DA asks Pitkin County commissioners for budget increase
The Aspen Times
District Attorney Jeff Cheney on Tuesday asked Pitkin County commissioners for nearly $700,000 as part of his $3.3 million 2018 budget requests from the three counties in the 9th Judicial District.
The request represents a 7 percent increase over 2017 — about $46,000 more — that will go toward a state Legislature-induced budget shortage, hiring a new support staff employee and adding software to join a statewide case management system designed solely for prosecutors.
Beyond that, Cheney said he’s working on designing a restorative justice program in the district to help victims and defendants heal from crimes, and he wants to re-establish a detox center in Garfield County.

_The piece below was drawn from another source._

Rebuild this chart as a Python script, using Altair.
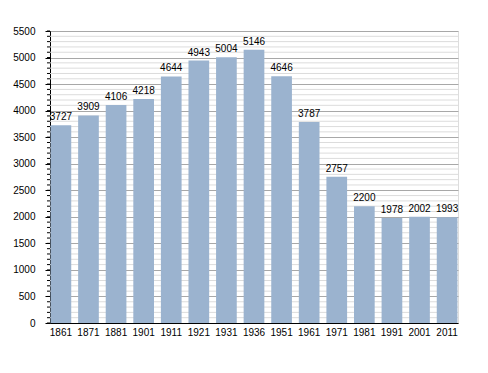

The district attorney’s total budget for 2018 is $3,468,777, of which the state covers $124,961 in the form of Cheney’s salary, he said. The rest comes from the three counties, the lion’s share of which is covered by Garfield County because that’s where more than 70 percent of the district’s cases are filed, Cheney said.
Pitkin County’s share of the 2018 budget is $691,729 because it is responsible for 21.3 percent of the cases filed in the district. Cheney asked Garfield County for $2,399,278 and Rio Blanco County for $252,808, according to budget documents included in Cheney’s presentation Tuesday.
The requested 8.7 percent total budget increase is for three main reasons, Cheney said.
First, the Colorado Legislature passed a bill effective 2018 forbidding district attorney’s offices from charging defendants for discovery materials, he said. That used to generate between $55,000 and $65,000 a year districtwide, Cheney said.
Next, the office hasn’t added a support staff person in 10 years and needs it, he said. Current staff members each work the equivalent of one and a half employees and often must put in overtime on weekends to get all their work done, Cheney said.
Finally, the 22 judicial districts in the state have gotten together and designed a paperless case management system that will require upfront costs to join. Cheney pointed out that the 9th Judicial District was one of the first to go paperless a decade ago, though that software is now out of date and expensive. The new system does not charge maintenance and license fees, which will save money in the long-run, he said.
Cheney also included a request for a 2.5 percent increase in staff wages. He pointed out in a letter to commissioners that beginning state public defenders start at more than $115,000 a year, while beginning prosecutors begin at between $65,000 and $85,000 and can sometimes grapple with quadruple the number of cases public defenders are assigned.
Commissioners were supportive of Cheney’s requests. Pitkin County staff have budgeted the full amount he asked for as they finalize next year’s budget, County Manager Jon Peacock said.